Exercise objective: Repeat every entry word for word, but leave the images out of your copy.

====

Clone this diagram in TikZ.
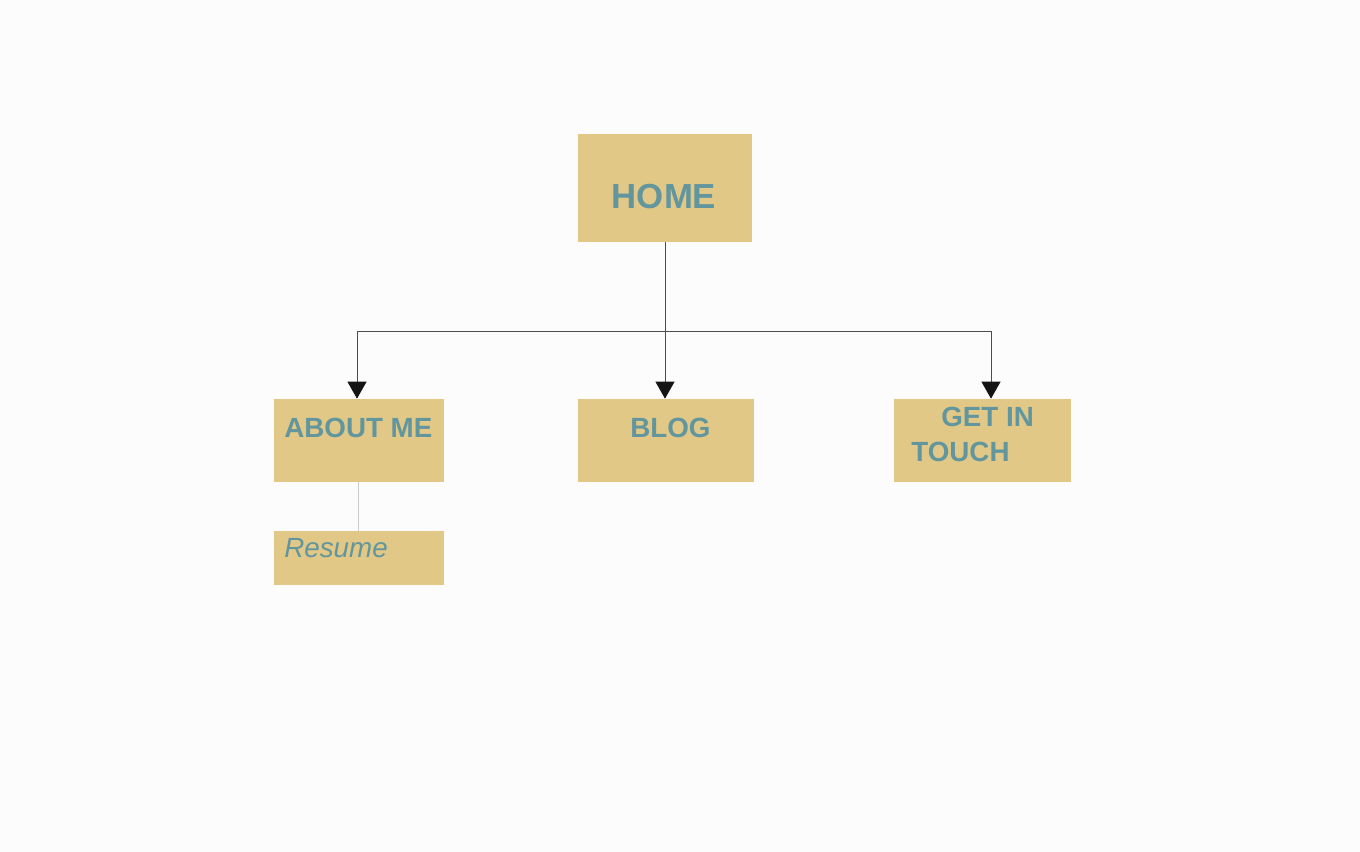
\documentclass[tikz,border=0pt]{standalone}
\usepackage{fontspec}
\setmainfont{Liberation Sans}
\usepackage[]{xcolor}
\usepackage[]{tikz}
\usetikzlibrary{positioning,arrows.meta}
\definecolor{sand}{HTML}{E2C886}
\definecolor{teal}{HTML}{62969E}
\tikzset{page/.style={draw=none,fill=sand,inner sep=0pt},
         caption/.style={anchor=base west,inner sep=0pt,text=teal,font=\bfseries\fontsize{15.8}{18}\selectfont},
         link/.style={draw=black!70,line width=0.55pt},
         down/.style={link,-{Triangle[length=0.34cm,width=0.38cm,color=black!92]}}}

\begin{document}
\begin{tikzpicture}[x=0.02cm,y=-0.02cm] % 像素坐标, y向下
        \fill[white!99!black] (0,0) rectangle (1360,852);
        \useasboundingbox (0,0) rectangle (1360,852);
        % 方框
        \node[page,minimum width=3.48cm,minimum height=2.16cm] (home) at (665,188) {};
        \node[page,minimum width=3.40cm,minimum height=1.66cm] (about) at (359,440.5) {};
        \node[page,minimum width=3.52cm,minimum height=1.66cm] (blog) at (666,440.5) {};
        \node[page,minimum width=3.54cm,minimum height=1.66cm] (touch) at (982.5,440.5) {};
        \node[page,minimum width=3.40cm,minimum height=1.08cm] (resume) at (359,558) {};
        % 文字
        \node[caption,anchor=base,font=\bfseries\fontsize{19.8}{22}\selectfont] (homet) at (664,208.5) {HOME};
        \node[caption] (aboutt) at (284,437) {ABOUT ME};
        \node[caption] (blogt) at (630,437) {BLOG};
        \node[caption] (gett) at (941,426) {GET IN};
        \node[caption] (toucht) at (911,461) {TOUCH};
        \node[caption,font=\itshape\fontsize{15.8}{18}\selectfont] (resumet) at (284,557) {Resume};
        % 连线
        \coordinate (split) at (665,331);
        \coordinate (lsplit) at (357,331);
        \coordinate (rsplit) at (991,331);
        \coordinate (sub) at (358,500);
        \draw[link] (home.south) -- (split);
        \draw[link] (lsplit) -- (rsplit);
        \draw[down] (split) -- (split |- blog.north);
        \draw[down] (lsplit) -- (lsplit |- about.north);
        \draw[down] (rsplit) -- (rsplit |- touch.north);
        \draw[draw=black!20,line width=0.55pt] (sub |- about.south) -- (sub |- resume.north);
        \end{tikzpicture}
\end{document}
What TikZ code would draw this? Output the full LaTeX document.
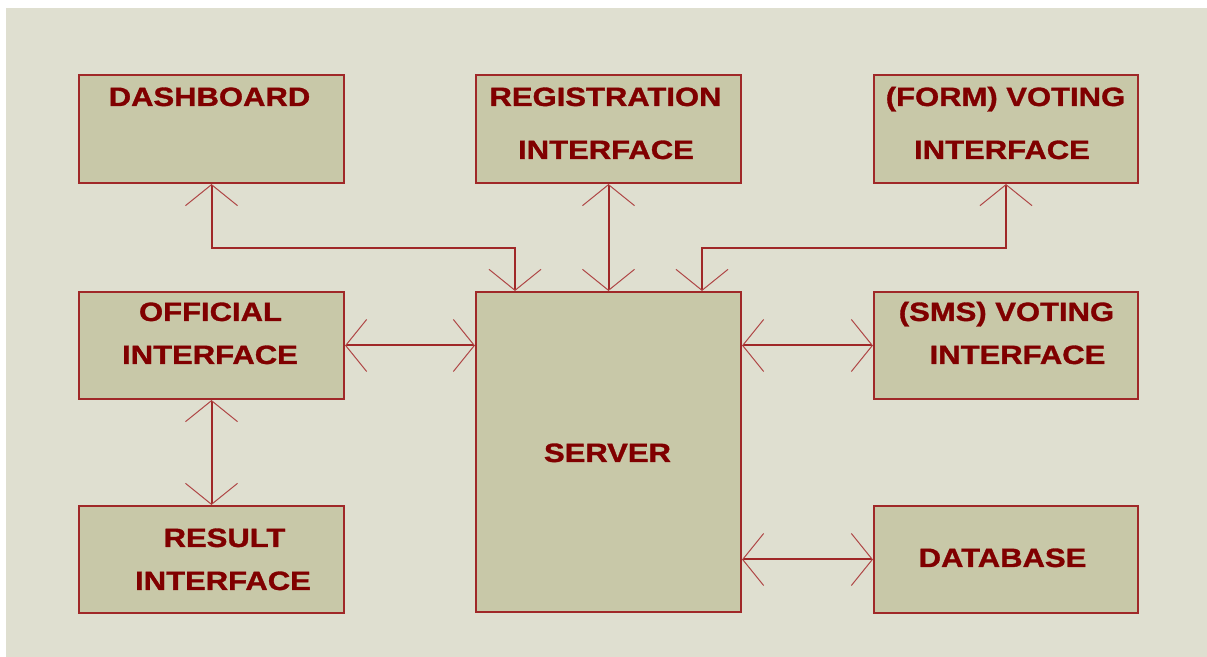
\documentclass[tikz,border=0pt]{standalone}
\usepackage{fontspec}
\usepackage{xcolor}
\usepackage{tikz}
\usetikzlibrary{arrows.meta}
\newfontfamily\boxfont{Liberation Sans}[FakeStretch=1.17,FakeBold=1.2]

\definecolor{panel}{RGB}{223,223,208}
\definecolor{boxfill}{RGB}{200,200,168}
\definecolor{edgered}{RGB}{160,40,40}
\definecolor{textred}{RGB}{128,0,0}
\definecolor{wingred}{RGB}{175,70,70}

\tikzset{
  barb/.tip={Straight Barb[length=10.5pt,width=26pt,line width=0.5pt,color=wingred]},
  unit/.style={draw=edgered,fill=boxfill,line width=1pt,rectangle,inner sep=0pt,
    minimum width=132.5pt,minimum height=54pt},
  lbl/.style={anchor=base,inner sep=0pt,text=textred,
    font=\boxfont\bfseries\fontsize{13.25}{16}\selectfont},
  link/.style={draw=edgered,line width=1pt,barb-barb}
}

\begin{document}
\begin{tikzpicture}[x=0.5pt,y=-0.5pt]
  \useasboundingbox (0,0) rectangle (1207,657);
  \fill[panel] (6,8) rectangle (1207,657);
  % top row
  \node[unit] (dash) at (211.5,129) {};
  \node[unit] (reg) at (608.5,129) {};
  \node[unit,minimum width=132pt] (form) at (1006,129) {};
  % middle row
  \node[unit,minimum height=53.5pt] (off) at (211.5,345.5) {};
  \node[unit,minimum height=160pt] (srv) at (608.5,452) {};
  \node[unit,minimum width=132pt,minimum height=53.5pt] (sms) at (1006,345.5) {};
  % bottom row
  \node[unit,minimum height=53.5pt] (res) at (211.5,559.5) {};
  \node[unit,minimum width=132pt,minimum height=53.5pt] (db) at (1006,559.5) {};
  % labels
  \node[lbl] (dashT) at (209.5,106) {DASHBOARD};
  \node[lbl] (regT) at (605.5,106) {REGISTRATION};
  \node[lbl] (regB) at (606,159) {INTERFACE};
  \node[lbl] (formT) at (1005.5,106) {(FORM) VOTING};
  \node[lbl] (formB) at (1002,159) {INTERFACE};
  \node[lbl] (offT) at (210.5,321) {OFFICIAL};
  \node[lbl] (offB) at (210,364) {INTERFACE};
  \node[lbl] (smsT) at (1006.5,321) {(SMS) VOTING};
  \node[lbl] (smsB) at (1017.5,364) {INTERFACE};
  \node[lbl] (srvT) at (607.5,462) {SERVER};
  \node[lbl] (resT) at (224.5,547) {RESULT};
  \node[lbl] (resB) at (223,590) {INTERFACE};
  \node[lbl] (dbT) at (1002.5,567) {DATABASE};
  % links to the server
  \draw[link] (dash.south) -- ++(0,64) -| ([xshift=20pt]srv.north west);
  \draw[link] (reg.south) -- (reg.south |- srv.north);
  \draw[link] (form.south) -- ++(0,64) -| ([xshift=-20pt]srv.north east);
  \draw[link] (off.east) -- (off.east -| srv.west);
  \draw[link] (sms.west -| srv.east) -- (sms.west);
  \draw[link] (db.west -| srv.east) -- (db.west);
  \draw[link] (off.south) -- (res.north);
\end{tikzpicture}
\end{document}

====

The completed task:
Clone this diagram in TikZ.
\documentclass[tikz,border=0pt]{standalone}
\usepackage{fontspec}
\setmainfont{Liberation Sans}
\usepackage[]{xcolor}
\usepackage[]{tikz}
\usetikzlibrary{positioning,arrows.meta}
\definecolor{sand}{HTML}{E2C886}
\definecolor{teal}{HTML}{62969E}
\tikzset{page/.style={draw=none,fill=sand,inner sep=0pt},
         caption/.style={anchor=base west,inner sep=0pt,text=teal,font=\bfseries\fontsize{15.8}{18}\selectfont},
         link/.style={draw=black!70,line width=0.55pt},
         down/.style={link,-{Triangle[length=0.34cm,width=0.38cm,color=black!92]}}}

\begin{document}
\begin{tikzpicture}[x=0.02cm,y=-0.02cm] % 像素坐标, y向下
        \fill[white!99!black] (0,0) rectangle (1360,852);
        \useasboundingbox (0,0) rectangle (1360,852);
        % 方框
        \node[page,minimum width=3.48cm,minimum height=2.16cm] (home) at (665,188) {};
        \node[page,minimum width=3.40cm,minimum height=1.66cm] (about) at (359,440.5) {};
        \node[page,minimum width=3.52cm,minimum height=1.66cm] (blog) at (666,440.5) {};
        \node[page,minimum width=3.54cm,minimum height=1.66cm] (touch) at (982.5,440.5) {};
        \node[page,minimum width=3.40cm,minimum height=1.08cm] (resume) at (359,558) {};
        % 文字
        \node[caption,anchor=base,font=\bfseries\fontsize{19.8}{22}\selectfont] (homet) at (664,208.5) {HOME};
        \node[caption] (aboutt) at (284,437) {ABOUT ME};
        \node[caption] (blogt) at (630,437) {BLOG};
        \node[caption] (gett) at (941,426) {GET IN};
        \node[caption] (toucht) at (911,461) {TOUCH};
        \node[caption,font=\itshape\fontsize{15.8}{18}\selectfont] (resumet) at (284,557) {Resume};
        % 连线
        \coordinate (split) at (665,331);
        \coordinate (lsplit) at (357,331);
        \coordinate (rsplit) at (991,331);
        \coordinate (sub) at (358,500);
        \draw[link] (home.south) -- (split);
        \draw[link] (lsplit) -- (rsplit);
        \draw[down] (split) -- (split |- blog.north);
        \draw[down] (lsplit) -- (lsplit |- about.north);
        \draw[down] (rsplit) -- (rsplit |- touch.north);
        \draw[draw=black!20,line width=0.55pt] (sub |- about.south) -- (sub |- resume.north);
        \end{tikzpicture}
\end{document}
What TikZ code would draw this? Output the full LaTeX document.
\documentclass[tikz,border=0pt]{standalone}
\usepackage{fontspec}
\usepackage{xcolor}
\usepackage{tikz}
\usetikzlibrary{arrows.meta}
\newfontfamily\boxfont{Liberation Sans}[FakeStretch=1.17,FakeBold=1.2]

\definecolor{panel}{RGB}{223,223,208}
\definecolor{boxfill}{RGB}{200,200,168}
\definecolor{edgered}{RGB}{160,40,40}
\definecolor{textred}{RGB}{128,0,0}
\definecolor{wingred}{RGB}{175,70,70}

\tikzset{
  barb/.tip={Straight Barb[length=10.5pt,width=26pt,line width=0.5pt,color=wingred]},
  unit/.style={draw=edgered,fill=boxfill,line width=1pt,rectangle,inner sep=0pt,
    minimum width=132.5pt,minimum height=54pt},
  lbl/.style={anchor=base,inner sep=0pt,text=textred,
    font=\boxfont\bfseries\fontsize{13.25}{16}\selectfont},
  link/.style={draw=edgered,line width=1pt,barb-barb}
}

\begin{document}
\begin{tikzpicture}[x=0.5pt,y=-0.5pt]
  \useasboundingbox (0,0) rectangle (1207,657);
  \fill[panel] (6,8) rectangle (1207,657);
  % top row
  \node[unit] (dash) at (211.5,129) {};
  \node[unit] (reg) at (608.5,129) {};
  \node[unit,minimum width=132pt] (form) at (1006,129) {};
  % middle row
  \node[unit,minimum height=53.5pt] (off) at (211.5,345.5) {};
  \node[unit,minimum height=160pt] (srv) at (608.5,452) {};
  \node[unit,minimum width=132pt,minimum height=53.5pt] (sms) at (1006,345.5) {};
  % bottom row
  \node[unit,minimum height=53.5pt] (res) at (211.5,559.5) {};
  \node[unit,minimum width=132pt,minimum height=53.5pt] (db) at (1006,559.5) {};
  % labels
  \node[lbl] (dashT) at (209.5,106) {DASHBOARD};
  \node[lbl] (regT) at (605.5,106) {REGISTRATION};
  \node[lbl] (regB) at (606,159) {INTERFACE};
  \node[lbl] (formT) at (1005.5,106) {(FORM) VOTING};
  \node[lbl] (formB) at (1002,159) {INTERFACE};
  \node[lbl] (offT) at (210.5,321) {OFFICIAL};
  \node[lbl] (offB) at (210,364) {INTERFACE};
  \node[lbl] (smsT) at (1006.5,321) {(SMS) VOTING};
  \node[lbl] (smsB) at (1017.5,364) {INTERFACE};
  \node[lbl] (srvT) at (607.5,462) {SERVER};
  \node[lbl] (resT) at (224.5,547) {RESULT};
  \node[lbl] (resB) at (223,590) {INTERFACE};
  \node[lbl] (dbT) at (1002.5,567) {DATABASE};
  % links to the server
  \draw[link] (dash.south) -- ++(0,64) -| ([xshift=20pt]srv.north west);
  \draw[link] (reg.south) -- (reg.south |- srv.north);
  \draw[link] (form.south) -- ++(0,64) -| ([xshift=-20pt]srv.north east);
  \draw[link] (off.east) -- (off.east -| srv.west);
  \draw[link] (sms.west -| srv.east) -- (sms.west);
  \draw[link] (db.west -| srv.east) -- (db.west);
  \draw[link] (off.south) -- (res.north);
\end{tikzpicture}
\end{document}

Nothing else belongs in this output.